If you have a condition such as diabetes, multiple sclerosis, or vascular disease, you should NOT use heat therapy. People with poor circulation or sensory disorders should stay away from cold therapy.

You can alternate heat and ice as well, but be sure to stop if either of these treatments causes more pain.

6. Chiropractic 

Chiropractic therapy is a hands-on therapy that focuses on spinal manipulation. The chiropractor uses controlled force to joints of the spine that have become restricted in their movement. The theory behind chiropractic care is if the spine is in proper alignment, the body can heal itself without a lot of medication or surgery. 

Chiropractic doctors also perform soft-tissue therapies and can prescribe corrective exercises. Some even specialize in nutrition and exercise physiology.

7. Therapeutic Massage

While there’s no doubt a massage will relax you, a therapeutic massage or a deep tissue massage will release tension in muscles, and your facia, or connective muscle tissue.

A type of therapeutic massage called myofascial release, in which the therapist manipulates in and around areas of tension, paying special attention to “trigger points” that can become hard and knotted.

A therapeutic massage requires the therapist to use a more intense touch, which might be a little painful at first but will yield more freedom of movement, and thus, less pain later. 

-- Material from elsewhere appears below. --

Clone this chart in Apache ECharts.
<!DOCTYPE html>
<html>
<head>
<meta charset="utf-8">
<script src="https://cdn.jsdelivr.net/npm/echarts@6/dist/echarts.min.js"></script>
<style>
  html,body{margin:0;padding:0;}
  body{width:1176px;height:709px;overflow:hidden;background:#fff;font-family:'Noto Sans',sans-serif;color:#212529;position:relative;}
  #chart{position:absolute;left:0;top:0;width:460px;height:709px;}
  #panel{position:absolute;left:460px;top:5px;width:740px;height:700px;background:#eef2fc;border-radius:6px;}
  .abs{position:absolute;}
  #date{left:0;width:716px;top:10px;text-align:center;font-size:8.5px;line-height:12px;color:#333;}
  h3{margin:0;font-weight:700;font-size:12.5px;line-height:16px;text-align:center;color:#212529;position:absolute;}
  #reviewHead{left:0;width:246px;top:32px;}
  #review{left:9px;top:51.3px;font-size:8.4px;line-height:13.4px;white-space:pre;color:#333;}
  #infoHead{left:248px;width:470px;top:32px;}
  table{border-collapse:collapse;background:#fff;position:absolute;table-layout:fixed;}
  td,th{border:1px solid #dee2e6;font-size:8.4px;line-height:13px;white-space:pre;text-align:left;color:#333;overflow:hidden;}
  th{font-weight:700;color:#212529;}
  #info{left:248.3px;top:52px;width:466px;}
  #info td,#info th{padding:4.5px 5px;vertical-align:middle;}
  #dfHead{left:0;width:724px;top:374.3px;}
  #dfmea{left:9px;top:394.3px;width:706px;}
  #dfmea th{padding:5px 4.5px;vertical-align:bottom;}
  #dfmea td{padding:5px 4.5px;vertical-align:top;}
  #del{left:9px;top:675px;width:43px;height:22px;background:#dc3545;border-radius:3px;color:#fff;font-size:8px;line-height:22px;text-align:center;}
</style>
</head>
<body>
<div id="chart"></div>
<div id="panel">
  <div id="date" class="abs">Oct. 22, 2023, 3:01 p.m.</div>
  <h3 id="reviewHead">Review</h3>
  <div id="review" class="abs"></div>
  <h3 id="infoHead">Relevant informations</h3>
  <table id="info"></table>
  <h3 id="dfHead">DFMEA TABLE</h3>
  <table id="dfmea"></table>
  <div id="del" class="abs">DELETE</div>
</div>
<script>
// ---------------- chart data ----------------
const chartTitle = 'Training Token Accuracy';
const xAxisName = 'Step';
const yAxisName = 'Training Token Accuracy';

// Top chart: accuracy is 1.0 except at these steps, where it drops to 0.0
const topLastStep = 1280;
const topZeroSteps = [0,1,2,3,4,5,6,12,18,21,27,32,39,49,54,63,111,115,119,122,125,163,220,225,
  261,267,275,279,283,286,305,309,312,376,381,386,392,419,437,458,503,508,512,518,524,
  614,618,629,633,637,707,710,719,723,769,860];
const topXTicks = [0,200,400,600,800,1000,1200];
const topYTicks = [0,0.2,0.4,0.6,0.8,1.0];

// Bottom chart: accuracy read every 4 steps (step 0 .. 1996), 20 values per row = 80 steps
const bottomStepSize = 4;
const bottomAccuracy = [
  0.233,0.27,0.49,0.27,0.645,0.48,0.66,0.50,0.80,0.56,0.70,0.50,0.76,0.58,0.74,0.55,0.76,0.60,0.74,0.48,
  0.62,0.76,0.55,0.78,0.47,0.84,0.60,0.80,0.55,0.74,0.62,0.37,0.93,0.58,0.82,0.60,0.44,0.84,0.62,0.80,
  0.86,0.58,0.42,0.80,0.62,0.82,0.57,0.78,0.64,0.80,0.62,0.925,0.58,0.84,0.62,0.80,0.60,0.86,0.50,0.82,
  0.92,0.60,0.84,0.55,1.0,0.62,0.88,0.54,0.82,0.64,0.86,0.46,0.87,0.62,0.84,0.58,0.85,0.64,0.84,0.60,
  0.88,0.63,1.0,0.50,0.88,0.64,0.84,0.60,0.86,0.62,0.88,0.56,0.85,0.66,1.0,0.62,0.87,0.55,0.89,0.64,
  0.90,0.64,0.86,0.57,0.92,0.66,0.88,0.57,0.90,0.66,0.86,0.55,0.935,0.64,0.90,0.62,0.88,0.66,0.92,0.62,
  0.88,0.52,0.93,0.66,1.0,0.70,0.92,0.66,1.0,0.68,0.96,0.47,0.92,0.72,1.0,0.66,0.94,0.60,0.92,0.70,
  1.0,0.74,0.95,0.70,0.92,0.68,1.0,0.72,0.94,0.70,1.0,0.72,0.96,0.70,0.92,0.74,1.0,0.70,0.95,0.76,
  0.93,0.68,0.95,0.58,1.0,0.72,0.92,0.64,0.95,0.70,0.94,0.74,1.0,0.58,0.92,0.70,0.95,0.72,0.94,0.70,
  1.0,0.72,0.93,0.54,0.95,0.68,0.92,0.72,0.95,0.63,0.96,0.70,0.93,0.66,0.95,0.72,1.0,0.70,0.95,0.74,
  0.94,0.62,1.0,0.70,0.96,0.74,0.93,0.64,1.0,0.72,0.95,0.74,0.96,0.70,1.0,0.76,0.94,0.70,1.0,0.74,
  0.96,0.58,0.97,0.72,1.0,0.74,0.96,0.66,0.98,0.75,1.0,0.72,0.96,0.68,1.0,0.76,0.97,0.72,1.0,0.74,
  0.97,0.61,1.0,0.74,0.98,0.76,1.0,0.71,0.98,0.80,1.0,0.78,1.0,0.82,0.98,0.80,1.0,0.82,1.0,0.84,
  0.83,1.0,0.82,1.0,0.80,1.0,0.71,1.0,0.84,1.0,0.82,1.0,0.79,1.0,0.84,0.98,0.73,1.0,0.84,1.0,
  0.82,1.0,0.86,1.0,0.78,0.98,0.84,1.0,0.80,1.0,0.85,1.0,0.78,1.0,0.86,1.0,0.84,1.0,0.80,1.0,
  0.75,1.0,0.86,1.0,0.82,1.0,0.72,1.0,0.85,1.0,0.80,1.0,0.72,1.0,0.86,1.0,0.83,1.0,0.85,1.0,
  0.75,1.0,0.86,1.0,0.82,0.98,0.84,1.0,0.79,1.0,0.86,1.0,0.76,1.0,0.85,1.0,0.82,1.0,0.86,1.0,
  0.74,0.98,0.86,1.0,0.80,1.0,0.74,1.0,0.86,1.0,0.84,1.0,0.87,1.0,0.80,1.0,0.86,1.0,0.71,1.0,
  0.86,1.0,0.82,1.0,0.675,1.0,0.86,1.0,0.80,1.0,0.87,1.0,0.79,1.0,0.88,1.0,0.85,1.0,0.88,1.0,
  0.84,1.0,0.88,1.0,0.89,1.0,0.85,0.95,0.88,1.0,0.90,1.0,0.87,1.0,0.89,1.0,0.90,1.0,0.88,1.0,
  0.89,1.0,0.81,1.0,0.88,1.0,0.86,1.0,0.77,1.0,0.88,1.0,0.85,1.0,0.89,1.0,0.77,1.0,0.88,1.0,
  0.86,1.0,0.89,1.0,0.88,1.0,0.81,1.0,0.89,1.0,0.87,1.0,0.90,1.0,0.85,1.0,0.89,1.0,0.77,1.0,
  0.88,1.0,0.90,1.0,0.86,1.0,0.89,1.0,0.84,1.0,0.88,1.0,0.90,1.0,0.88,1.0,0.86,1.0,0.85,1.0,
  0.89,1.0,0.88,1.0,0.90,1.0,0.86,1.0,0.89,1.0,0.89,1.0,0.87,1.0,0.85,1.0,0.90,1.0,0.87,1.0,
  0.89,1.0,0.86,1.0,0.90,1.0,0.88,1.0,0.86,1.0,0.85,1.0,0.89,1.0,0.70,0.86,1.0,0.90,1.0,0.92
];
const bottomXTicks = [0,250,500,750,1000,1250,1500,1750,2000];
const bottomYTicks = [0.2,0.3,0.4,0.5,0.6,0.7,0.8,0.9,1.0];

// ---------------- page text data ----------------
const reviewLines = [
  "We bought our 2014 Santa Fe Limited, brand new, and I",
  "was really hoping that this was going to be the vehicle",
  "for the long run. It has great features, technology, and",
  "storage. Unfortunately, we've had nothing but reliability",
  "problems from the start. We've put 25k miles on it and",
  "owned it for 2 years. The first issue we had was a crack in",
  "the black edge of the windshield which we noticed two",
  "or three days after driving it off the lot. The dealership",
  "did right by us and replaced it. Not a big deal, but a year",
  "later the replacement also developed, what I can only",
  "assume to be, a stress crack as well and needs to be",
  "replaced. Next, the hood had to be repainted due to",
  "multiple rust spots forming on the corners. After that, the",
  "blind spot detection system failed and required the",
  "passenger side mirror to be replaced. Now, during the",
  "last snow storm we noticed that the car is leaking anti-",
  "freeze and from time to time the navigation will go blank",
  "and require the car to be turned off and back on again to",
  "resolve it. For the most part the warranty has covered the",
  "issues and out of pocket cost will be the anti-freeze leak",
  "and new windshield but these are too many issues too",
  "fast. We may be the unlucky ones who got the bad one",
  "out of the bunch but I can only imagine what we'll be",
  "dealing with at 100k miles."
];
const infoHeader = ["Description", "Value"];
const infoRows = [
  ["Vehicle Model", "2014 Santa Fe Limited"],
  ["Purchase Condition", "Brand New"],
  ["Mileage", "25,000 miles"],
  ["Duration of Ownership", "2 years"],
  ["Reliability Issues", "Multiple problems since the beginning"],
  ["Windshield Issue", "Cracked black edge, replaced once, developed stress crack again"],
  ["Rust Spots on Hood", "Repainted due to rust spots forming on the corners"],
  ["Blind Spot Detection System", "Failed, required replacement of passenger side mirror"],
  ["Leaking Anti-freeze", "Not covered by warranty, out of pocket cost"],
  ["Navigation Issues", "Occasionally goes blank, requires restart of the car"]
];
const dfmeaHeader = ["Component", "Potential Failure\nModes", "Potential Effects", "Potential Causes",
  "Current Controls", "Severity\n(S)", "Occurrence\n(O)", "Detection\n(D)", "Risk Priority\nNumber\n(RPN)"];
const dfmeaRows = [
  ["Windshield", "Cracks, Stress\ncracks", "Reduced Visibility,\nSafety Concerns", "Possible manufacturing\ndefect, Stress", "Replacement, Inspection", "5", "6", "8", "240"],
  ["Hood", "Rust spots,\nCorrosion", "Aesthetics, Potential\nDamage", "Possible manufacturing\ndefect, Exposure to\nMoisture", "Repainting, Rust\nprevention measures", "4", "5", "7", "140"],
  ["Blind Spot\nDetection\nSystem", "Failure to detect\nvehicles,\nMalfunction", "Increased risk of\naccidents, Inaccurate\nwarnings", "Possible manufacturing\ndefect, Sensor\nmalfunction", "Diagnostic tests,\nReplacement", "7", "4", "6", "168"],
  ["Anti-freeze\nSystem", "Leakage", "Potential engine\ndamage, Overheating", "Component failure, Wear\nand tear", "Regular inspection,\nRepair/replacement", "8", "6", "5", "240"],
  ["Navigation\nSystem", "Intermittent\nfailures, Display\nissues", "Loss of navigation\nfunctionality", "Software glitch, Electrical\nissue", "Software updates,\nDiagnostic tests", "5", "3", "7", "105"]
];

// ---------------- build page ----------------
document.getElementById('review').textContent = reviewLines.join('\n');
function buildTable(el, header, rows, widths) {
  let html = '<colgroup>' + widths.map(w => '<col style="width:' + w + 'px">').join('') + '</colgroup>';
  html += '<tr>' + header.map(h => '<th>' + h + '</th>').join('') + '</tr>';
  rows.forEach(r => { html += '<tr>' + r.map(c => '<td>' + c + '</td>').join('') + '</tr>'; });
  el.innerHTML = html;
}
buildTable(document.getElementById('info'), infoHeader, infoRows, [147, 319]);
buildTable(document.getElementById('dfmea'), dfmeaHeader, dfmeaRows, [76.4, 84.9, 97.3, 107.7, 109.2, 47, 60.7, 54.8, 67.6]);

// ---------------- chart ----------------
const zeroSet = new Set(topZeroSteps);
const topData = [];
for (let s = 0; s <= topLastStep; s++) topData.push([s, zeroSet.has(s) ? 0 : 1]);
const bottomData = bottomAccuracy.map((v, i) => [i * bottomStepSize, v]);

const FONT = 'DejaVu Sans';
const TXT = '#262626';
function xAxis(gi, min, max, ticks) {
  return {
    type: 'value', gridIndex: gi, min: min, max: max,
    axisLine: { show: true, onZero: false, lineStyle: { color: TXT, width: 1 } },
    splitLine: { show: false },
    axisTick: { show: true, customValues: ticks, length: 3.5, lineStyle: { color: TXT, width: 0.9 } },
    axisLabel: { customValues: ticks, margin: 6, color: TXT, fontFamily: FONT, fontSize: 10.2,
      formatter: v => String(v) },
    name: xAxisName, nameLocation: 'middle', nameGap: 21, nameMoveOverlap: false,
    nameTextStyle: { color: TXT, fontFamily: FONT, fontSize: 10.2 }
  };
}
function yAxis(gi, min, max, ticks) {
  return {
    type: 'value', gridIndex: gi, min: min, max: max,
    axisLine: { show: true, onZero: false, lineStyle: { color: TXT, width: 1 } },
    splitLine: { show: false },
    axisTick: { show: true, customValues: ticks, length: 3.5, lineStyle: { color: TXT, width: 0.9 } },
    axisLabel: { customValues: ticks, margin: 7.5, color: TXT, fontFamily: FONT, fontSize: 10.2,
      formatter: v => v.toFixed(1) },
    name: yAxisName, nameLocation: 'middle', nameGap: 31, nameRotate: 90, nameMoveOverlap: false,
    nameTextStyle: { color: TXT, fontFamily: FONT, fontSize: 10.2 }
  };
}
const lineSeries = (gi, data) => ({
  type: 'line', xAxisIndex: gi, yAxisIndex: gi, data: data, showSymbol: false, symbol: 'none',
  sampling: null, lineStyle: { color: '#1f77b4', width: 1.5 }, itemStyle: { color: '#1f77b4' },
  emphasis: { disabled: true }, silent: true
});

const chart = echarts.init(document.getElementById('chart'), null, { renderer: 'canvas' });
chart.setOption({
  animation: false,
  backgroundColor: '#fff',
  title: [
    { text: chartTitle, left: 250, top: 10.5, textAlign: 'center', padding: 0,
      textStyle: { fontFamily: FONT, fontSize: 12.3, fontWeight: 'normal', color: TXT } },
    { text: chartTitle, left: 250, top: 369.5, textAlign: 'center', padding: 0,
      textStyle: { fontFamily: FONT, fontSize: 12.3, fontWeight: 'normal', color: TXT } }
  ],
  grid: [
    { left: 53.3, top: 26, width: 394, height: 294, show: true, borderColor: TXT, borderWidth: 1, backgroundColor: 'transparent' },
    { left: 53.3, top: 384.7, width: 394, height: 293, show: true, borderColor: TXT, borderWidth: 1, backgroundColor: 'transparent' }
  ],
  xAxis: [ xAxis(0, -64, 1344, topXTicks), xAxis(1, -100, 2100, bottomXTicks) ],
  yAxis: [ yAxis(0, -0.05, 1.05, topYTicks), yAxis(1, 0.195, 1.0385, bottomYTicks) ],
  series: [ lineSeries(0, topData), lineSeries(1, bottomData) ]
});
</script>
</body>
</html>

8. Acupuncture, Dry Needling, Acupressure

The use of needles to stimulate energy flow is a practice that goes as far back as 16th century China. It was believed that imbalance in the body’s energy field caused disease and injury.  In acupuncture, disposable, stainless steel needles are placed in the body’s 14 major meridians, or energy-carrying channels, to correct these imbalances. 

Acupuncture attacks chronic pain by helping to increase endorphins. The placement of the needles is near nerves, which, when stimulated, sends messages to the nervous system, causing endorphins to be released. Endorphins block messages of pain from being sent to the brain.

Dry needling has only recently become popular as a therapeutic method. Again, needles are used in the skin, but this time they are put into trigger points or muscles that are knotted up. The needles are believed to loosen up those hard muscles and reduce pain.

Acupressure is acupuncture without the needles. The therapist uses pressure on meridians rather than needles for tension release and pain relief. 

9. Relaxation Techniques

Your stress hormone, called cortisol, is a major factor in causing illness or injury.  Chronic stress in life raises cortisol levels, but learning to relax will lower them.

Meditation, biofeedback, and other mind-body techniques help you refine how you perceive pain, making some pain easier to handle and overcome.

Handling Musculoskeletal Pain

Musculoskeletal pain is not fun, but it is a common problem.

If your pain is unbearable or has lasted many days, a call to the doctor is in order. Depending on your diagnosis, you and your doctor can create a recovery and pain management plan that will help you heal. At-home remedies such as ice/heat, exercise, and NSAIDs can help you heal on your own.